Avant-Garb Magazine interviewed Isaac Greenawalt ‘19 who shared about conformity, gender, and self-expression.
Interview by Miles Brautigam
Photos by Chris Ritter
MB: What’s in your closet?
IG: I am in a style transition right now, and I’m a little late to the game. I have a mix of some old stuff that’s vaguely preppy, ranging from the Bowdoin-flannelly-bean boots style to women’s cardigans. The feminine garb is growing, while the more conventional Bowdoin stuff is getting phased out. I’m trying to figure out what I want and what I like.
MB: What inspires your style?
IG: I’ve been experimenting with a more androgynous look and feminine style. I’ll wear a beard and some makeup for a classically clashing look. Last time I was at Salvation Army, I tried on some skirts. I was like, “Hm! This could be an avenue.”
MB: Is there a particular item that you consistently wear?
IG: Earrings. When I first started wearing earrings, I noticed that I could have some agency regarding my style, how I look, and how I present.
MB: How has your style changed over time?
IG: I didn’t begin thinking about my clothing choices until the end of high school. In my affluent Boston suburb, people either wore sweats and sports gear or preppy clothing. I started leaning into the preppy look, which consisted of collared shirts and khakis. Once I got to Bowdoin, I noticed that it was cool to wear the “salvo flannel look,” so I started moving closer to that style. Dressing in typical Bowdoin men’s clothing, I felt a pressure to perform “Bowdoin dude,” whereas now with my close friends, I can be more flamboyant, weird and feminine. In the past year, I’ve realized that I can decide to do my own thing and I’ve made my style a more accurate reflection of my personality.
MB: What informs your outfit choices?
IG: Weather, a lot. I try to switch it up. If I just wore a certain outfit, I try to wear something different. When I dress for going out, I wear something a little more fun and free. And of course, I gotta be able to dance.
MB: Do you have any fashion faux pas?
IG: Baggy pants are out of the question for me. Not only do I look bad, but they’re not what I’m going for. This semester, I’ve worn barely any flannels, probably because that item of clothing is so charged here at Bowdoin. Flannels are such a trope of white guy style, especially in art circles. Secondhand flannels in particular. While those were present in my post-preppy phase, I’ve moved on now. But wearing them was a necessary step.
MB: You’ve mentioned earrings and makeup. Is there a place for other new items in your wardrobe?
IG: I’m trying to integrate headbands and bandanas, just to spice things up. Dying my hair blonde last semester opened the door to new possibilities, so I’m thinking about dying it again. I also found it fun to re-appropriate athletic clothing, like the baseball tee and the letterman jacket. There’s a cool aesthetic to some of these pieces, since they’re traditionally masculine items that have bright colors. The sports gear can serve as a jokey allusion to the masculine - feminine contrast.

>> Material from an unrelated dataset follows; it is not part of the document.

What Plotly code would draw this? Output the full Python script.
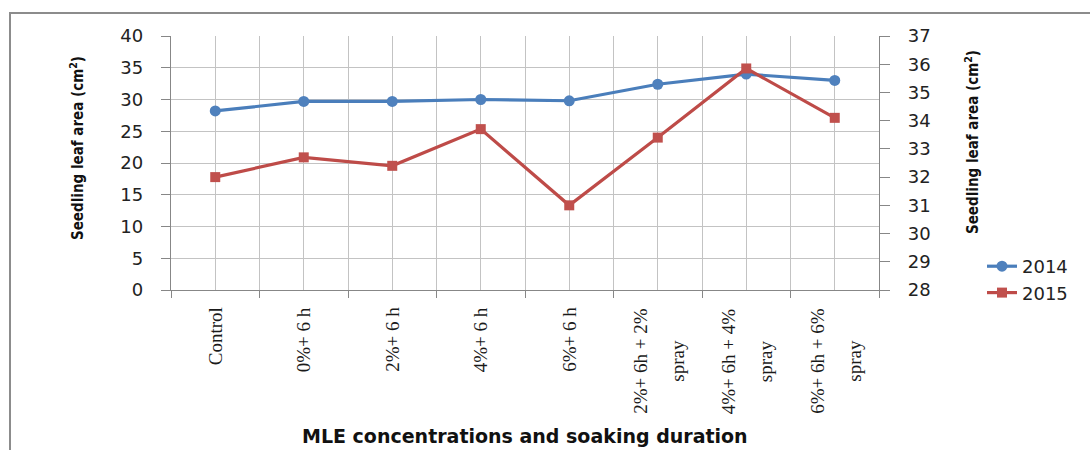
import plotly.graph_objects as go

# Treatments along the x axis (a "<br>" splits a label into two printed lines)
categories = [
    "Control",
    "0%+ 6 h",
    "2%+ 6 h",
    "4%+ 6 h",
    "6%+ 6 h",
    "2%+ 6h + 2%<br>spray",
    "4%+ 6h + 4%<br>spray",
    "6%+ 6h + 6%<br>spray",
]

# Seedling leaf area (cm2); 2014 on the left axis, 2015 on the right axis
area_2014 = [28.2, 29.7, 29.7, 30.0, 29.8, 32.4, 34.0, 33.0]
area_2015 = [32.0, 32.7, 32.4, 33.7, 31.0, 33.4, 35.85, 34.1]

left_ticks = [0, 5, 10, 15, 20, 25, 30, 35, 40]
right_ticks = [28, 29, 30, 31, 32, 33, 34, 35, 36, 37]

x_title = "MLE concentrations and soaking duration"
y_title = "Seedling leaf area (cm<sup>2</sup>)"

BLUE_LINE, BLUE_MARK = "#4A7EBB", "#4F81BD"
RED_LINE, RED_MARK = "#BE4B48", "#C0504D"
GRID = "#c3c3c3"
AXIS = "#878787"
NUM_FONT = dict(family="DejaVu Sans, Verdana, sans-serif", size=18, color="#222222")
LEG_FONT = dict(family="DejaVu Sans, Verdana, sans-serif", size=18, color="#222222")
CAT_FONT = dict(family="Liberation Serif, Times New Roman, serif", size=19, color="#1a1a1a")
TITLE_FONT = dict(family="Liberation Sans Narrow, DejaVu Sans Condensed, Arial Narrow, sans-serif",
                  size=15, color="#111111")

# plot area in pixels
L, R, T, B = 171, 211, 36, 160
W, H = 1090, 450
PW, PH = W - L - R, H - T - B

xs = list(range(len(categories)))

fig = go.Figure()
fig.add_trace(go.Scatter(
    x=xs, y=area_2014, name="2014", mode="lines+markers",
    line=dict(color=BLUE_LINE, width=3.2),
    marker=dict(symbol="circle", size=11, color=BLUE_MARK),
    yaxis="y",
))
fig.add_trace(go.Scatter(
    x=xs, y=area_2015, name="2015", mode="lines+markers",
    line=dict(color=RED_LINE, width=3.2),
    marker=dict(symbol="square", size=10, color=RED_MARK),
    yaxis="y2",
))

boundaries = [i - 0.5 for i in range(len(categories) + 1)]

fig.update_layout(
    width=W, height=H,
    margin=dict(l=L, r=R, t=T, b=B, autoexpand=False),
    paper_bgcolor="white", plot_bgcolor="white",
    showlegend=True,
    legend=dict(
        x=(982 - L) / PW, xanchor="left",
        y=(290 - 248) / PH, yanchor="top",
        font=LEG_FONT, bgcolor="rgba(0,0,0,0)",
        tracegroupgap=0, itemwidth=30,
    ),
    xaxis=dict(
        range=[-0.5, len(categories) - 0.5],
        tickmode="array", tickvals=boundaries, showticklabels=False,
        ticks="outside", ticklen=7, tickcolor=AXIS, tickwidth=1,
        showgrid=True, gridcolor=GRID, gridwidth=1,
        minor=dict(tickmode="array", tickvals=xs, showgrid=True,
                   gridcolor=GRID, gridwidth=1, ticks=""),
        showline=True, linecolor=AXIS, linewidth=1.3,
        zeroline=False, fixedrange=True,
    ),
    yaxis=dict(
        range=[left_ticks[0], left_ticks[-1]],
        tickmode="array", tickvals=left_ticks,
        ticks="outside", ticklen=9, tickcolor=AXIS, tickwidth=1,
        ticklabelstandoff=14,
        tickfont=NUM_FONT,
        showgrid=True, gridcolor=GRID, gridwidth=1,
        showline=True, linecolor=AXIS, linewidth=1.3,
        zeroline=False, fixedrange=True,
    ),
    yaxis2=dict(
        range=[right_ticks[0], right_ticks[-1]],
        tickmode="array", tickvals=right_ticks,
        overlaying="y", side="right",
        ticks="outside", ticklen=10, tickcolor=AXIS, tickwidth=1,
        ticklabelstandoff=14,
        tickfont=NUM_FONT,
        showgrid=False,
        showline=True, linecolor=AXIS, linewidth=1.3,
        zeroline=False, fixedrange=True,
    ),
)

# category labels, rotated and hanging below the axis
for i, label in enumerate(categories):
    lines = label.split("<br>")
    if len(lines) == 1:
        fig.add_annotation(
            x=i, xref="x", y=0, yref="paper",
            text=lines[0], textangle=-90, showarrow=False,
            xanchor="center", yanchor="top", yshift=-15,
            font=CAT_FONT,
        )
    else:
        for txt, dx in zip(lines, (-18, 19)):
            fig.add_annotation(
                x=i, xref="x", y=0, yref="paper",
                text=txt, textangle=-90, showarrow=False,
                xanchor="center", yanchor="middle", yshift=-71, xshift=dx,
                font=CAT_FONT,
            )

# axis titles
fig.add_annotation(
    x=0.5, xref="paper", y=(290 - 436) / PH, yref="paper",
    text=f"<b>{x_title}</b>", showarrow=False, borderpad=0,
    xanchor="center", yanchor="middle",
    font=dict(family="DejaVu Sans, Verdana, sans-serif", size=19, color="#111111"),
)
fig.add_annotation(
    x=(77 - L) / PW, xref="paper", y=(290 - 148) / PH, yref="paper",
    text=f"<b>{y_title}</b>", textangle=-90, showarrow=False,
    xanchor="center", yanchor="middle", font=TITLE_FONT,
)
fig.add_annotation(
    x=(972 - L) / PW, xref="paper", y=(290 - 142) / PH, yref="paper",
    text=f"<b>{y_title}</b>", textangle=-90, showarrow=False,
    xanchor="center", yanchor="middle", font=TITLE_FONT,
)

# chart frame
fig.add_shape(
    type="rect", xref="paper", yref="paper",
    x0=(10 - L) / PW, x1=(1110 - L) / PW,
    y0=(290 - 470) / PH, y1=(290 - 13) / PH,
    line=dict(color="#8c8c8c", width=2), fillcolor="rgba(0,0,0,0)",
    layer="below",
)

fig.write_html("out.html", config={"displayModeBar": False})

MB: Why is style important to your identity?
IG: Fashion is an expression of personality, and identity informs personality. In those terms, especially at Bowdoin, where it feels safe to be who I want to be, my clothing is a nice way of letting people know about myself, without having to let it out slowly.
MB: How and why should fashion be discussed?
IG: I think there are people more qualified than me to discuss fashion, and it might mean different things to other people. People should be able to express themselves in any way. If that’s art, then that’s art. If that’s fashion, then maybe fashion is an art form. I think that mainstream fashion can pressure diverse personalities to conform to a certain style. If people are able to play around with fashion and find their own style, maybe they will feel more confident, feel like their truest selves, and feel like they’re being read how they want to be read. If fashion allows that, it’s a beautiful thing.